This post will offer some insights on how to index popular document formats like Word, PDF, and JPG’s when using the Azure Search offering. Azure Search is currently in preview and therefore evolving rapidly. However, as for now, indexing documents isn’t supported. Hence my search for alternative ways of extracting document data and metadata.
Something about Azure Search.
As you might know, I’m currently exploring the world of Azure search and have to say that it’s an interesting journey so far. (If you haven’t caught up on Azure Search, I’ve collected some helpful resources that will get you up to speed, which can be found here.)
The search offering isn’t anything close to SQL servers Full-Text search solution because it’s built on a different product known as Elasticsearch. To keep things simple, Elasticsearch (http://www.elasticsearch.org/) is more or less responsible for the server-side plumbing (scaling, multi-tenancy, insights, exposing the data, etc.) and internally uses Lucene (http://lucene.apache.org) responsible for full-text indexing. It’s important to know this because this may provide some details on how the product may evolve.
I’m quite positive about this change; however, I’ve worked with Lucene in-depth, so I’m biased. The current preview offering is somewhat limited, and we have to wait and see how much value the Azure team can add. Nevertheless, I’m eager to give it a go.
Elasticsearch – the definitive guide: http://www.elasticsearch.org/guide/en/elasticsearch/guide/current/index.html
By default, Elasticsearch supports indexing documents of various formats by utilizing the Apache Tika toolkit (http://tika.apache.org/). This toolkit detects and extracts metadata and text from over a thousand different file types (such as PPT, XLS, and PDF).
NOTE: As you probably noticed by now, we are digging into this open source realm again, which makes some of the .NET dev/Windows IT guys uncomfortable. Just don’t because this is Microsoft’s new direction, and secondly you will be missing out on some great solutions.
Unfortunately, Azure Search doesn’t support indexing documents at the moment and therefore required to look for alternative ways of extracting the data so it can be fed into the index. The good news is that there are plenty of solutions available, both commercial and opensource, including native .NET in case this is important for you. I prefer sticking to the Tika toolkit for several good reasons;
- If Azure search includes a way of indexing documents, this will most likely be based on Tika.
- Tika is often used and proven to be a reliable solution.
- Prior positive experiences are working with the Tika community. (Had a critical bug fixed within 3 hours)
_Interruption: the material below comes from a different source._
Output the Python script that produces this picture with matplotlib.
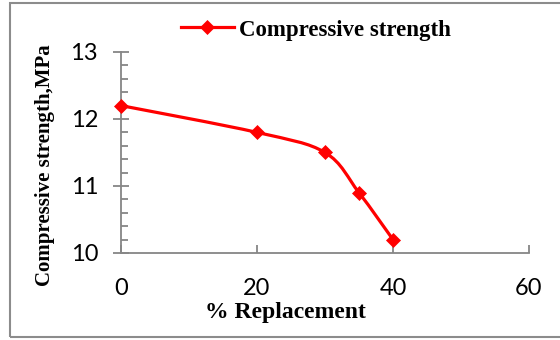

- Many of the native .Net implementations aren’t up to par and sometimes even depend on abandoned libraries.
The only challenge is; how to get Tika running quickly within Azure? At this point there are a couple of available options;
1 – Apache Tika Server
Hosting Apache Tika Server (http://wiki.apache.org/tika/TikaJAXRS) within an Azure VM. This isn’t as hard as it sounds, thanks to Docker Hub. However, you will still need to read up on the REST API and manage the Linux based VM’s.
2 – Azure SDK for Java
Another option is to include the Tika library within a Worker Role Application. The benefit is that you can access Azure storage easily within the same process. In addition, scaling and managing an application is a more straightforward compared with a VM.
3 – Using IKVM.NET / TikaOnDotNet
IKVM.NET (http://weblog.ikvm.net/) IKVM.NET is a Java Virtual Machine (JVM) for the .NET and Mono runtimes. And basically allows Java code to be used by .NET applications. The drawback is that you will need to generate .NET libraries for all Java packages, which will then need to be reference within your Visual Studio project. It’s not that complicated; however, Downloading and building the Tika source requires some time and knowledge of Maven 2.
Luckily someone already took the time to wrap all of this within a NuGet package. But if you’re interested in the details, make sure to visit the following page http://kevm.github.io/tikaondotnet/ Details about the package can be found here https://www.nuget.org/packages/TikaOnDotNet/ or install the package using the flowing command in the Package Manager Console.
PM> Install-Package TikaOnDotNet
The API is simple, but if you need samples, open the Test project on GitHub.
const string url = "http://download.microsoft.com/download/E/7/B/E7B25440-1569-40B5-989E-3951FC178214/Microsoft_Press_eBook_Introducing_HDInsight_PDF.pdf";
var textExtractionResult = new TextExtractor().Extract(new Uri(url));
textExtractionResult contains the extracted Metadata and Text
We have covered three different ways of extracting Metadata and text using Tika. Now selection a solution and how should glue things together depends on your requirements. In this post, I just wanted to show that there are ways of getting the job done.